# RECORD SET
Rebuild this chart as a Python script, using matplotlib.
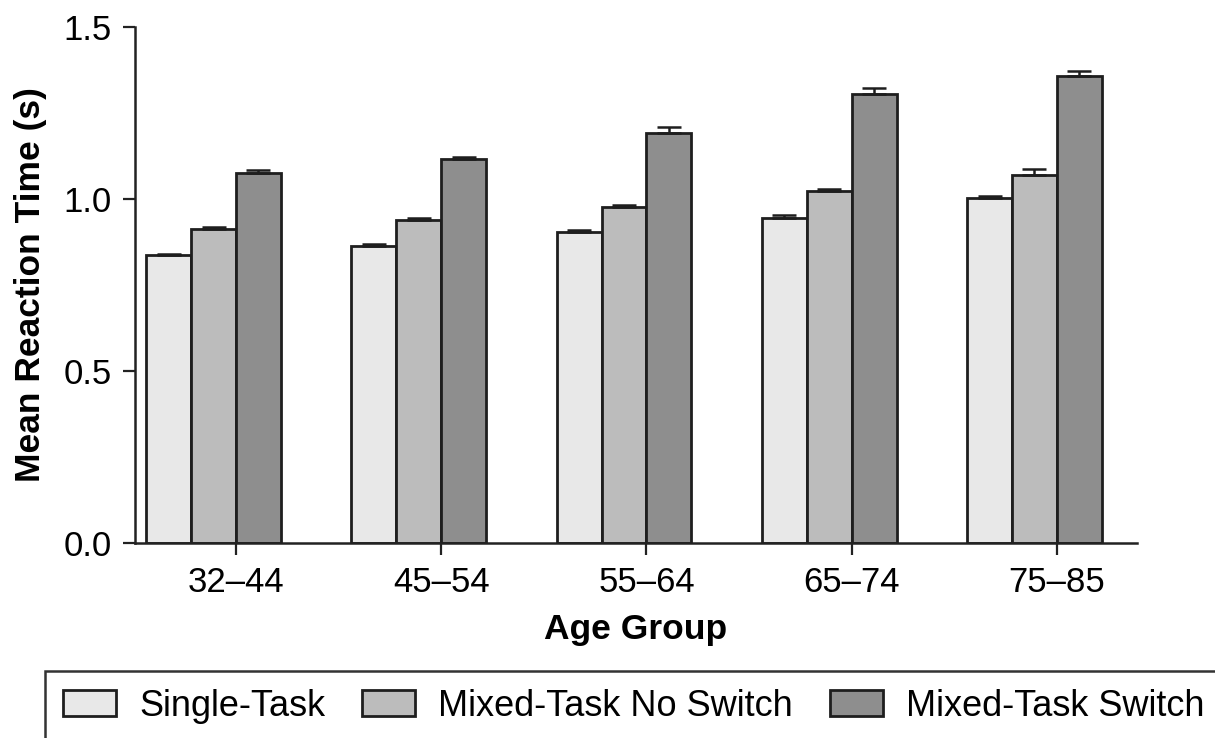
import numpy as np
import matplotlib
matplotlib.use("Agg")
import matplotlib.pyplot as plt
from matplotlib.patches import Rectangle

plt.rcParams['font.family'] = ['Liberation Sans', 'DejaVu Sans']

# 各年龄组平均反应时间（秒）及标准误
groups = ['32–44', '45–54', '55–64', '65–74', '75–85']
single = [0.836, 0.863, 0.904, 0.946, 1.004]
single_err = [0.005, 0.006, 0.006, 0.007, 0.006]
no_switch = [0.914, 0.939, 0.978, 1.022, 1.071]
no_switch_err = [0.005, 0.005, 0.006, 0.006, 0.017]
switch = [1.077, 1.116, 1.193, 1.305, 1.358]
switch_err = [0.008, 0.006, 0.017, 0.017, 0.015]

names = ['Single-Task', 'Mixed-Task No Switch', 'Mixed-Task Switch']
colors = ['#e8e8e8', '#bcbcbc', '#8e8e8e']

fig = plt.figure(figsize=(12.15, 7.38), dpi=100)
ax = fig.add_axes([135 / 1215, 1 - 543 / 738, (1137 - 135) / 1215, (543 - 27) / 738])

x = np.arange(len(groups))
w = 0.219
series = [(single, single_err), (no_switch, no_switch_err), (switch, switch_err)]
offsets = [-1.5 * w, -0.5 * w, 0.5 * w]
for (vals, errs), off, c, n in zip(series, offsets, colors, names):
    # 只画向上的误差线
    ax.bar(x + off, vals, w, color=c, edgecolor='#1e1e1e', linewidth=2.0, label=n,
           yerr=[np.zeros(len(errs)), errs], capsize=8.5,
           error_kw=dict(ecolor='#1e1e1e', elinewidth=1.8, capthick=1.8))

ax.set_xlim(-0.492, 4.39)
ax.set_ylim(0, 1.5)
ax.set_yticks([0.0, 0.5, 1.0, 1.5])
ax.set_yticklabels(['0.0', '0.5', '1.0', '1.5'])
ax.set_xticks(x)
ax.set_xticklabels(groups)
ax.tick_params(axis='both', labelsize=25, length=8.6, width=1.6, color='#222222', pad=8)
for s in ['top', 'right']:
    ax.spines[s].set_visible(False)
for s in ['left', 'bottom']:
    ax.spines[s].set_linewidth(1.8)
    ax.spines[s].set_color('#222222')

ax.set_ylabel('Mean Reaction Time (s)', fontsize=25.5, fontweight='bold', labelpad=12)
ax.set_xlabel('Age Group', fontsize=25.5, fontweight='bold', labelpad=10)

# 图例外框（右侧和底部超出画布）
fig.patches.append(Rectangle((45 / 1215, -0.05), 1.2, 1 - 671 / 738 + 0.05,
                             transform=fig.transFigure, fill=False,
                             edgecolor='#333333', linewidth=1.8))
leg = fig.legend(loc='center left', bbox_to_anchor=(63 / 1215, 1 - 706 / 738), ncol=3,
                 fontsize=26, handlelength=1.47, handleheight=0.75, handletextpad=0.64,
                 columnspacing=1.02, borderpad=0, borderaxespad=0, frameon=False)

fig.savefig('out.png', dpi=100)
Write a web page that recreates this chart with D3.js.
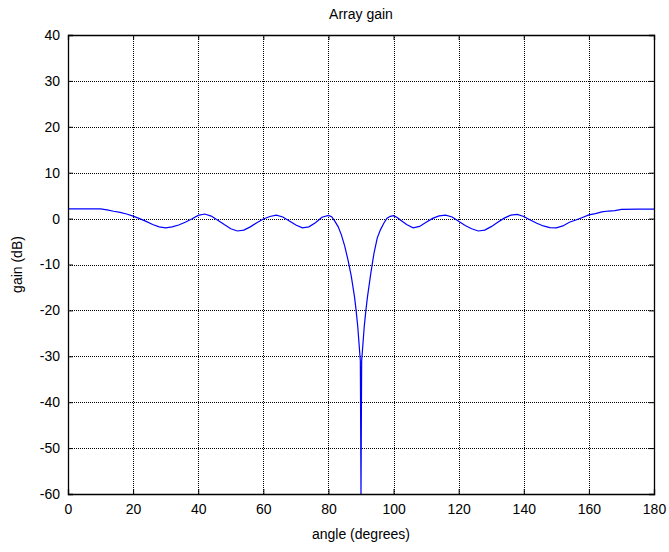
<!DOCTYPE html>
<html>
<head>
<meta charset="utf-8">
<script src="https://cdn.jsdelivr.net/npm/d3@7"></script>
<style>
  html, body { margin: 0; padding: 0; background: #fff; }
  text { font-family: "Liberation Sans", Arial, sans-serif; fill: #000; }
</style>
</head>
<body>
<svg id="chart" width="669" height="552"></svg>
<script>
// ---- data ----
const angles = [0, 5, 10, 12, 14, 16, 18, 20, 22, 24, 26, 28, 30, 32, 34, 36, 38, 40, 42, 44, 46, 48, 50, 52, 54, 56, 58, 60, 62, 64, 66, 68, 70, 72, 74, 76, 78, 80, 81, 82, 83, 84, 85, 86, 87, 88, 88.5, 89, 89.8, 90,
  90.2, 91, 91.5, 92, 93, 94, 95, 96, 97, 98, 99, 100, 101, 102, 104, 106, 108, 110, 112, 114, 116, 118, 120, 122, 124, 126, 128, 130, 132, 134, 136, 138, 140, 142, 144, 146, 148, 150, 152, 154, 156, 158, 160, 162, 164, 166, 168, 170, 175, 180];
const gains = [2.1, 2.1, 2.1, 1.9, 1.6, 1.35, 1.0, 0.55, 0.0, -0.6, -1.3, -1.8, -2.0, -1.8, -1.4, -0.8, -0.1, 0.7, 1.0, 0.55, -0.35, -1.3, -2.2, -2.7, -2.5, -1.8, -0.9, -0.1, 0.45, 0.75, 0.35, -0.5, -1.4, -2.0, -1.8, -0.9, 0.3, 0.7, 0.4, -0.6, -1.8, -3.6, -6.0, -9.0, -12.5, -17, -20, -23.5, -31, -60,
  -31, -23.5, -20, -17, -12, -7.5, -4.2, -2.4, -1.0, 0.1, 0.5, 0.65, 0.3, -0.25, -1.3, -2.0, -1.7, -0.8, 0.05, 0.6, 0.75, 0.35, -0.6, -1.5, -2.2, -2.7, -2.5, -1.75, -0.8, 0.1, 0.75, 0.9, 0.45, -0.3, -1.0, -1.6, -1.95, -2.0, -1.6, -0.8, -0.3, 0.25, 0.8, 1.1, 1.45, 1.65, 1.75, 2.0, 2.05, 2.05];
const xTicks = [0, 20, 40, 60, 80, 100, 120, 140, 160, 180];
const yTicks = [-60, -50, -40, -30, -20, -10, 0, 10, 20, 30, 40];
const titleText = "Array gain";
const xLabel = "angle (degrees)";
const yLabel = "gain (dB)";

// ---- layout ----
const svg = d3.select("#chart");
const L = 68, R = 654, T = 35, B = 494;
const x = d3.scaleLinear().domain([0, 180]).range([L, R]);
const y = d3.scaleLinear().domain([-60, 40]).range([B, T]);

// grid
const grid = svg.append("g").attr("stroke", "#000").attr("stroke-width", 1).attr("stroke-dasharray", "1,1");
grid.selectAll(".gx").data(xTicks.slice(1, -1)).join("line")
  .attr("x1", d => Math.round(x(d)) + 0.5).attr("x2", d => Math.round(x(d)) + 0.5)
  .attr("y1", T).attr("y2", B);
grid.selectAll(".gy").data(yTicks.slice(1, -1)).join("line")
  .attr("y1", d => Math.round(y(d)) + 0.5).attr("y2", d => Math.round(y(d)) + 0.5)
  .attr("x1", L).attr("x2", R);

// curve
const data = angles.map((a, i) => ({a, g: gains[i]}));
svg.append("path").datum(data)
  .attr("fill", "none").attr("stroke", "#0000ff").attr("stroke-width", 1.2)
  .attr("d", d3.line().x(d => x(d.a)).y(d => y(d.g)));

// axes (ticks inward, MATLAB style)
const fs = "14px";
const fmt = d => String(d);
const axB = svg.append("g").attr("transform", `translate(0,${B})`)
  .call(d3.axisBottom(x).tickValues(xTicks).tickSize(-5).tickPadding(10).tickFormat(fmt));
const axL = svg.append("g").attr("transform", `translate(${L},0)`)
  .call(d3.axisLeft(y).tickValues(yTicks).tickSize(-5).tickPadding(8).tickFormat(fmt));
const axT = svg.append("g").attr("transform", `translate(0,${T})`)
  .call(d3.axisTop(x).tickValues(xTicks).tickSize(-5).tickFormat(""));
const axR = svg.append("g").attr("transform", `translate(${R},0)`)
  .call(d3.axisRight(y).tickValues(yTicks).tickSize(-5).tickFormat(""));
[axB, axL, axT, axR].forEach(g => {
  g.selectAll("path.domain").attr("stroke", "#000").attr("stroke-width", 1.3);
  g.selectAll(".tick line").attr("stroke", "#000");
  g.selectAll("text").style("font-size", fs).style("font-family", "'Liberation Sans', Arial, sans-serif").attr("fill", "#000");
});

// labels
svg.append("text").attr("x", (L + R) / 2).attr("y", 19).attr("text-anchor", "middle")
  .style("font-size", "14px").text(titleText);
svg.append("text").attr("x", (L + R) / 2).attr("y", 539).attr("text-anchor", "middle")
  .style("font-size", "14px").text(xLabel);
svg.append("text").attr("transform", `translate(22,${(T + B) / 2}) rotate(-90)`).attr("text-anchor", "middle")
  .style("font-size", "14px").text(yLabel);
</script>
</body>
</html>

# EXERCISE GOAL
Please transcribe, word for word, every line from the first line of the records above through the line containing "plt.rcParams['font.family'] = ['Liberation", and leave out any pictures.

# FINAL RESULT
Rebuild this chart as a Python script, using matplotlib.
import numpy as np
import matplotlib
matplotlib.use("Agg")
import matplotlib.pyplot as plt
from matplotlib.patches import Rectangle

plt.rcParams['font.family'] = ['Liberation Sans', 'DejaVu Sans']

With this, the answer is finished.